The officer who shared a Facebook post critical of George Floyd on the Fall River Police Department’s Facebook page has been transferred to a job with no public contact amid an outside investigation of the incident.

Police Chief Jeffrey Cardoza said the officer, who was not named, will have “in-house duties where he has no access to the public.”

The department was facing an uproar after the post appeared on its Facebook page following the guilty verdict against former Minneapolis police officer Derek Chauvin, who was led away in handcuffs, his bail revoked, on Tuesday. The post, a screenshot of a tweet, said “Chauvin immediately stood and calmly placed his hands behind his back. Imagine where we’d be had George done the same.”


It was quickly deleted, but not before screenshots were shared on local Facebook groups. Cardoza said he had been in touch with the city’s mayor and had asked former Boston police commissioner Ed Davis, who now runs a security consulting firm, to send someone to investigate.

Cardoza reiterated Thursday that he was “extremely disappointed.”

“I think that when you take this position, as a police officer, you have a responsibility to maintain the public trust,” he said. “We as an organization are disappointed, and it’s not right, and we’re going to do everything we can to fix it.”

Cardoza said he also plans to bring in an outside organization to conduct anti-bias training with the department as a whole. “This has sort of opened my eyes” to bias in the department, he said.

The Facebook post came at a time when police departments are the target of reform efforts to address racial disparities in policing and change use-of-force policies after high-profile police killings of Black people.

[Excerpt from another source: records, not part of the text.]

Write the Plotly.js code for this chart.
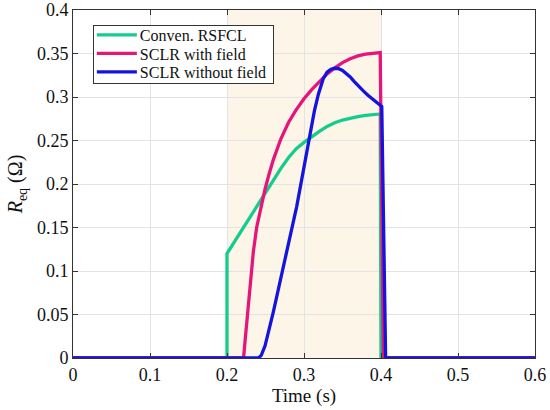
<!DOCTYPE html>
<html>
<head>
<meta charset="utf-8">
<script src="https://cdn.plot.ly/plotly-3.0.1.min.js"></script>
<style>html,body{margin:0;padding:0;background:#fff;}#chart{width:550px;height:410px;}</style>
</head>
<body>
<div id="chart"></div>
<script>
// Series names
const seriesNames = ["Conven. RSFCL", "SCLR with field", "SCLR without field"];

// Conven. RSFCL
const tConv = [0, 0.2, 0.2, 0.21, 0.22, 0.23, 0.24, 0.25, 0.26, 0.27, 0.28, 0.29, 0.30, 0.31, 0.32, 0.33, 0.34, 0.35, 0.36, 0.37, 0.38, 0.39, 0.399, 0.4, 0.6];
const rConv = [0, 0, 0.12, 0.134, 0.1475, 0.161, 0.175, 0.1895, 0.2043, 0.218, 0.2305, 0.2405, 0.2478, 0.2545, 0.2605, 0.2662, 0.2705, 0.2735, 0.2757, 0.2775, 0.2788, 0.2798, 0.2805, 0, 0];

// SCLR with field
const tWith = [0, 0.2215, 0.2235, 0.2264, 0.2299, 0.2342, 0.2385, 0.2435, 0.2494, 0.2545, 0.2602, 0.27, 0.28, 0.29, 0.30, 0.31, 0.32, 0.33, 0.34, 0.35, 0.36, 0.37, 0.38, 0.39, 0.399, 0.403, 0.6];
const rWith = [0, 0, 0.02, 0.05, 0.087, 0.122, 0.15, 0.172, 0.194, 0.211, 0.228, 0.252, 0.271, 0.2855, 0.298, 0.3085, 0.318, 0.3265, 0.3335, 0.3395, 0.344, 0.3472, 0.3492, 0.3503, 0.351, 0, 0];

// SCLR without field
const tWithout = [0, 0.2407, 0.2445, 0.2494, 0.2602, 0.271, 0.2818, 0.2905, 0.297, 0.3035, 0.3078, 0.3135, 0.3186, 0.325, 0.33, 0.335, 0.34, 0.345, 0.35, 0.355, 0.36, 0.365, 0.37, 0.377, 0.383, 0.39, 0.396, 0.401, 0.406, 0.6];
const rWithout = [0, 0, 0.003, 0.014, 0.053, 0.096, 0.14, 0.174, 0.205, 0.236, 0.258, 0.284, 0.303, 0.321, 0.3285, 0.332, 0.333, 0.3325, 0.3305, 0.327, 0.323, 0.318, 0.313, 0.307, 0.302, 0.2965, 0.292, 0.289, 0, 0];

// Fault window (shaded)
const faultWindow = [0.2, 0.4];

// Tick values
const xTicks = [0, 0.1, 0.2, 0.3, 0.4, 0.5, 0.6];
const yTicks = [0, 0.05, 0.1, 0.15, 0.2, 0.25, 0.3, 0.35, 0.4];

const colors = ["#14cc8c", "#e6157a", "#1414dc"];
const serif = "Liberation Serif";

const traces = [
  {x: tConv, y: rConv, name: seriesNames[0], mode: "lines", line: {color: colors[0], width: 3.3}},
  {x: tWith, y: rWith, name: seriesNames[1], mode: "lines", line: {color: colors[1], width: 3.3}},
  {x: tWithout, y: rWithout, name: seriesNames[2], mode: "lines", line: {color: colors[2], width: 3.3}}
];

const axisCommon = {
  showline: true, mirror: "ticks", linecolor: "#333", linewidth: 1,
  ticks: "inside", ticklen: 5, tickcolor: "#333",
  showgrid: true, gridcolor: "#e3e3e3", gridwidth: 1,
  zeroline: false,
  tickfont: {family: serif, size: 18, color: "#111"}
};

const layout = {
  width: 550, height: 410,
  margin: {l: 73, r: 15, t: 10, b: 52},
  paper_bgcolor: "#fff", plot_bgcolor: "#fff",
  font: {family: serif, color: "#111", size: 18},
  xaxis: Object.assign({}, axisCommon, {
    range: [0, 0.6], tickvals: xTicks, ticktext: xTicks.map(String),
    title: {text: "Time (s)", font: {size: 19, family: serif, color: "#111"}, standoff: 3}
  }),
  yaxis: Object.assign({}, axisCommon, {
    range: [0, 0.4], tickvals: yTicks, ticktext: yTicks.map(String),
    title: {text: "<i>R</i><sub>eq</sub> (Ω)", font: {size: 20, family: serif, color: "#111"}, standoff: 8}
  }),
  shapes: [{
    type: "rect", xref: "x", yref: "paper",
    x0: faultWindow[0], x1: faultWindow[1], y0: 0, y1: 1,
    fillcolor: "#fdf5e8", line: {width: 0}, layer: "below"
  }],
  legend: {
    x: 0.043, y: 0.957, xanchor: "left", yanchor: "top",
    bgcolor: "#fff", bordercolor: "#333", borderwidth: 1,
    font: {size: 16, family: serif, color: "#111"},
    tracegroupgap: 0, itemwidth: 30
  },
  showlegend: true
};

Plotly.newPlot("chart", traces, layout, {displayModeBar: false, staticPlot: true}).then(function (gd) {
  // Tighten the legend rows to match the compact reference legend
  try {
    const leg = gd.querySelector(".legend");
    if (!leg) return;
    const rowGap = 18.5, firstRow = 10, boxW = 180, boxH = 58;
    const items = leg.querySelectorAll(".traces");
    items.forEach(function (g, i) {
      const m = (g.getAttribute("transform") || "").match(/translate\(\s*([-\d.]+)[ ,]+([-\d.]+)\s*\)/);
      const x = m ? parseFloat(m[1]) : 1;
      g.setAttribute("transform", "translate(" + x + "," + (firstRow + i * rowGap) + ")");
      const p = g.querySelector(".legendlines path");
      if (p) p.setAttribute("d", "M3,0h40");
      const t = g.querySelector("text.legendtext");
      if (t) t.setAttribute("x", "46");
    });
    const bg = leg.querySelector("rect.bg");
    if (bg) { bg.setAttribute("height", boxH); bg.setAttribute("width", boxW); }
    document.querySelectorAll("clipPath rect").forEach(function (r) {
      const cp = r.parentNode;
      if (cp && cp.id && cp.id.indexOf("legend") === 0) {
        r.setAttribute("width", boxW); r.setAttribute("height", boxH);
      }
    });
  } catch (e) {}
});
</script>
</body>
</html>
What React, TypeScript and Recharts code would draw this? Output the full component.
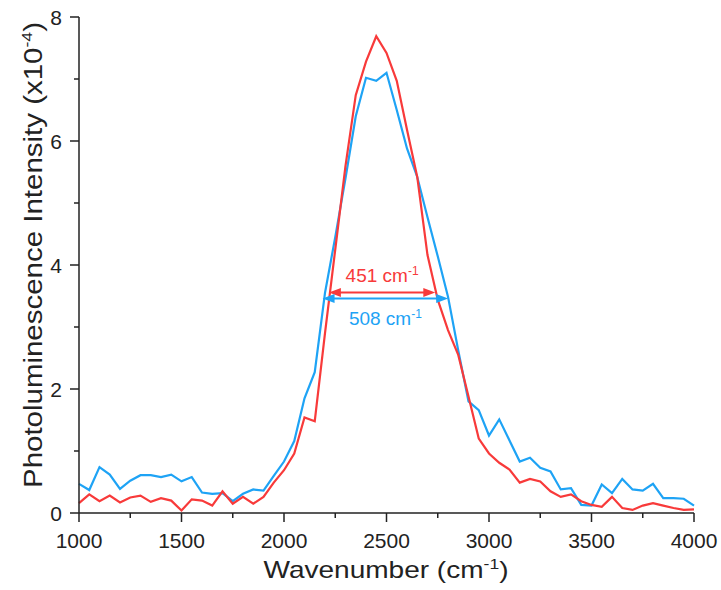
import React from 'react';
import { LineChart, Line, XAxis, YAxis, ReferenceLine } from 'recharts';

const wavenumbers = [
  1000, 1050, 1100, 1150, 1200, 1250, 1300, 1350, 1400, 1450,
  1500, 1550, 1600, 1650, 1700, 1750, 1800, 1850, 1900, 1950,
  2000, 2050, 2100, 2150, 2200, 2250, 2300, 2350, 2400, 2450,
  2500, 2550, 2600, 2650, 2700, 2750, 2800, 2850, 2900, 2950,
  3000, 3050, 3100, 3150, 3200, 3250, 3300, 3350, 3400, 3450,
  3500, 3550, 3600, 3650, 3700, 3750, 3800, 3850, 3900, 3950,
  4000,
];

const redIntensity = [
  0.16, 0.30, 0.19, 0.28, 0.17, 0.25, 0.28, 0.18, 0.24, 0.20,
  0.04, 0.22, 0.20, 0.12, 0.35, 0.15, 0.26, 0.15, 0.26, 0.49,
  0.69, 0.96, 1.54, 1.48, 2.90, 4.25, 5.60, 6.74, 7.28, 7.69,
  7.42, 6.97, 6.18, 5.42, 4.16, 3.44, 2.95, 2.55, 1.88, 1.20,
  0.96, 0.81, 0.70, 0.49, 0.55, 0.51, 0.35, 0.26, 0.30, 0.19,
  0.13, 0.10, 0.26, 0.08, 0.05, 0.12, 0.16, 0.12, 0.08, 0.05,
  0.06,
];

const blueIntensity = [
  0.47, 0.37, 0.74, 0.62, 0.39, 0.52, 0.61, 0.61, 0.58, 0.62,
  0.51, 0.58, 0.33, 0.31, 0.32, 0.19, 0.31, 0.38, 0.36, 0.60,
  0.83, 1.16, 1.85, 2.27, 3.55, 4.45, 5.40, 6.40, 7.02, 6.97,
  7.10, 6.50, 5.88, 5.42, 4.77, 4.14, 3.49, 2.62, 1.80, 1.66,
  1.25, 1.51, 1.17, 0.83, 0.89, 0.73, 0.67, 0.38, 0.40, 0.13,
  0.12, 0.46, 0.32, 0.55, 0.38, 0.36, 0.47, 0.24, 0.24, 0.23,
  0.12,
];

const xTicks = [1000, 1250, 1500, 1750, 2000, 2250, 2500, 2750, 3000, 3250, 3500, 3750, 4000];
const xMajorTicks = [1000, 1500, 2000, 2500, 3000, 3500, 4000];
const yTicks = [0, 1, 2, 3, 4, 5, 6, 7, 8];
const yMajorTicks = [0, 2, 4, 6, 8];

const fwhmLabels = ['451', '508'];
const fwhmStart = [2219, 2188];
const fwhmEnd = [2738, 2801];
const fwhmLevel = [3.555, 3.46];

const RED = '#f83a3a';
const BLUE = '#1ea3f5';
const AXIS = '#222';
const FONT = '"Liberation Sans", Arial, sans-serif';

const data = wavenumbers.map((w, i) => ({ w, red: redIntensity[i], blue: blueIntensity[i] }));

const XTick = (props: any) => {
  const { x, y, payload } = props;
  const major = xMajorTicks.includes(payload.value);
  return (
    <g>
      <line x1={x} y1={y} x2={x} y2={y + (major ? 9 : 5)} stroke={AXIS} strokeWidth={1.5} />
      {major && (
        <text x={x} y={y + 35} textAnchor="middle" fontSize={21} fill={AXIS} fontFamily={FONT}>
          {payload.value}
        </text>
      )}
    </g>
  );
};

const YTick = (props: any) => {
  const { x, y, payload } = props;
  const major = yMajorTicks.includes(payload.value);
  return (
    <g>
      <line x1={x} y1={y} x2={x - (major ? 9 : 5)} y2={y} stroke={AXIS} strokeWidth={1.5} />
      {major && (
        <text x={x - 17} y={y + 7.5} textAnchor="end" fontSize={21} fill={AXIS} fontFamily={FONT}>
          {payload.value}
        </text>
      )}
    </g>
  );
};

const makeArrow = (color: string, label: string, labelDy: number) => (p: any) => {
  const { x1, y1, x2 } = p;
  const hl = 12;
  const hw = 4.5;
  const cx = (x1 + x2) / 2;
  return (
    <g>
      <line x1={x1 + hl - 1} y1={y1} x2={x2 - hl + 1} y2={y1} stroke={color} strokeWidth={2} />
      <polygon points={`${x1},${y1} ${x1 + hl},${y1 - hw} ${x1 + hl},${y1 + hw}`} fill={color} />
      <polygon points={`${x2},${y1} ${x2 - hl},${y1 - hw} ${x2 - hl},${y1 + hw}`} fill={color} />
      <text x={cx} y={y1 + labelDy} textAnchor="middle" fontSize={19} fill={color} fontFamily={FONT}>
        {label} cm
        <tspan dy={-7} fontSize={12}>-1</tspan>
      </text>
    </g>
  );
};

const XLabel = () => (
  <text
    x={386}
    y={578}
    textAnchor="middle"
    fontSize={24}
    fill={AXIS}
    fontFamily={FONT}
    textLength={245}
    lengthAdjust="spacingAndGlyphs"
  >
    Wavenumber (cm
    <tspan dy={-9} fontSize={15}>-1</tspan>
    <tspan dy={9}>)</tspan>
  </text>
);

const YLabel = () => (
  <text
    x={42}
    y={255}
    transform="rotate(-90 42 255)"
    textAnchor="middle"
    fontSize={25}
    fill={AXIS}
    fontFamily={FONT}
    textLength={466}
    lengthAdjust="spacingAndGlyphs"
  >
    Photoluminescence Intensity (x10
    <tspan dy={-10} fontSize={15}>-4</tspan>
    <tspan dy={10}>)</tspan>
  </text>
);

export default function App() {
  return (
    <div style={{ position: 'absolute', left: 0, top: 0, width: 721, height: 590, background: '#fff' }}>
      <LineChart width={721} height={590} data={data} margin={{ top: 17, right: 27, bottom: 0, left: 0 }}>
        <XAxis
          dataKey="w"
          type="number"
          domain={[1000, 4000]}
          ticks={xTicks}
          interval={0}
          height={77}
          tickSize={0}
          tickMargin={0}
          tickLine={false}
          axisLine={{ stroke: AXIS, strokeWidth: 1.5 }}
          tick={<XTick />}
          label={{ content: () => <XLabel /> }}
        />
        <YAxis
          type="number"
          domain={[0, 8]}
          ticks={yTicks}
          interval={0}
          width={79}
          tickSize={0}
          tickMargin={0}
          tickLine={false}
          axisLine={{ stroke: AXIS, strokeWidth: 1.5 }}
          tick={<YTick />}
          label={{ content: () => <YLabel /> }}
        />
        <Line
          type="linear"
          dataKey="blue"
          stroke={BLUE}
          strokeWidth={2.2}
          dot={false}
          isAnimationActive={false}
        />
        <Line
          type="linear"
          dataKey="red"
          stroke={RED}
          strokeWidth={2.2}
          dot={false}
          isAnimationActive={false}
        />
        <ReferenceLine
          segment={[
            { x: fwhmStart[0], y: fwhmLevel[0] },
            { x: fwhmEnd[0], y: fwhmLevel[0] },
          ]}
          shape={makeArrow(RED, fwhmLabels[0], -11)}
        />
        <ReferenceLine
          segment={[
            { x: fwhmStart[1], y: fwhmLevel[1] },
            { x: fwhmEnd[1], y: fwhmLevel[1] },
          ]}
          shape={makeArrow(BLUE, fwhmLabels[1], 27)}
        />
      </LineChart>
    </div>
  );
}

Chauvin was convicted Tuesday on all three counts of murder and manslaughter in the May 2020 killing of Floyd, a case that set off nationwide protests against police brutality.


The Rev. Darryl Malden of Bethel AME Church in Fall River said the Facebook post highlights the need for police reform, calling it “classic ‘blame the victim.’ ”

“It’s shocking and not so shocking, all at the same time, and this accentuates the need for police reform,” he said Thursday. “It shows the insensitivity of the police toward Black and brown communities.”

Malden said there needs to be fundamental changes in policing, from how Black and brown people are treated by law enforcement to how officers are held accountable for wrongdoing.

“Somebody needs to be held accountable for this,” Malden said.

In a statement on Facebook on Wednesday, the Police Department said the post about Floyd was shared in error by “personnel” who meant to post it to his own account and did not reflect the department’s opinion.

The post expressing regret quickly racked up hundreds of comments, many of which expressed anger about the original post and called for the person responsible to face discipline.

“I think it’s fair to say there’s a been a lot of blowback,” Cardoza said Thursday, as he asked for the people of Fall River to have confidence in him to make the right decisions.

In a statement Wednesday, Fall River Mayor Paul Coogan called the comments “unacceptable.”

“While the Fall River Police Department is full of great men and women who care deeply for our community, there is no place in the FRPD for an opinion like that shared today,” Coogan said in the statement. “The post, despite being intended for a personal page, contains beliefs completely incompatible with my hopes for the Fall River Police Department. Chief Jeff Cardoza has been diligently working to change the culture of the Fall River Police Department and I will personally be following up with the Chief to address lingering opinions like those shared today.”